The Williamson Act, also known as the California Land Conservation Act of 1965, empowers local governments to contract with private landowners to restrict the use of the land to agricultural use. These contracts create binding and enforceable restrictions on the land, for both the landowners and the local government. A local government may cancel a Williamson Act contract if the cancellation is “consistent with the purposes” of the Williamson Act or if cancellation is “in the public interest”. In order to cancel a Williamson Act contract “in the public interest”, the local government must find that other public concerns “substantially outweigh” the objectives of the Williamson Act. In addition, the local government must find either (1) that there is “no proximate, noncontracted land” that is available and suitable for the proposed nonagricultural use or (2) that development of the contracted land would provide “more contiguous patterns of urban development” than development of proximate noncontracted land.

The California Farm Bureau Federation alleged that the Board of Supervisors for Fresno County violated the Williamson Act when it canceled a 90-acre portion of a 156-acre parcel protected by a Williamson Act contract. The Federation alleged that the Board of Supervisors failed to make the findings for cancellation required by the Williamson Act. The Federation also alleged that “prime” agricultural soil comprised the land at issue, not “marginal” land that may be more appropriate for solar power development.

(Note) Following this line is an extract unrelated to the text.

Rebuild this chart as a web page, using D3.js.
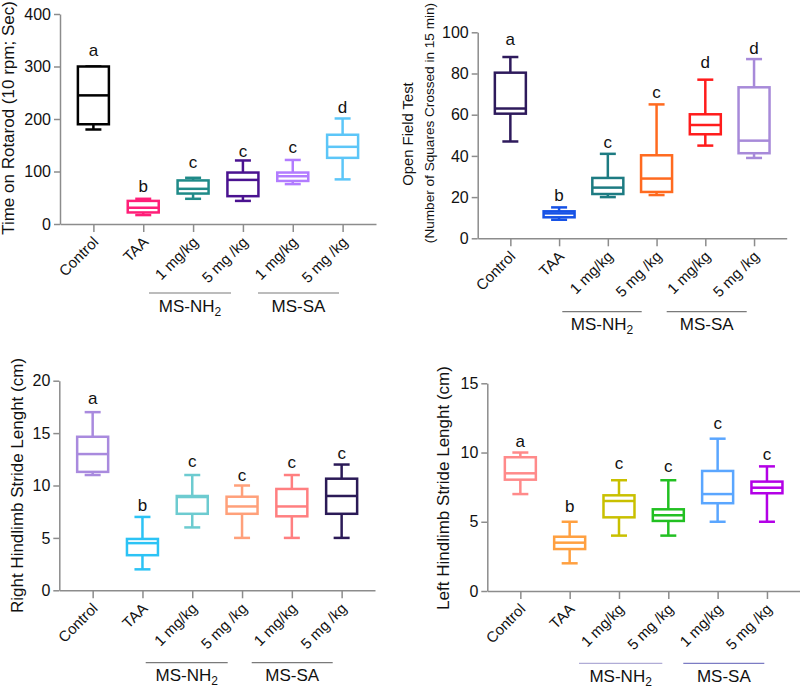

Although CEQA, NEPA, and the ESA are the typical flashpoints for controversy over utility-scale clean energy projects, other laws—and other interests—can light the fire of litigation as well. Although the 90 acres at issue in this case represents less than one-half of 1% of the total acreage planned for this project, this case highlights the need to be finely attuned to the concerns of the local area when siting a project, including the importance of protecting the agricultural operations that are critically important to many Californians. Project proponents should consider siting projects to avoid interference with these contracts. The Westlands Solar Park appears to enjoy relatively broad support, but even a popular project can run into trouble even if only one established interest group opposes it.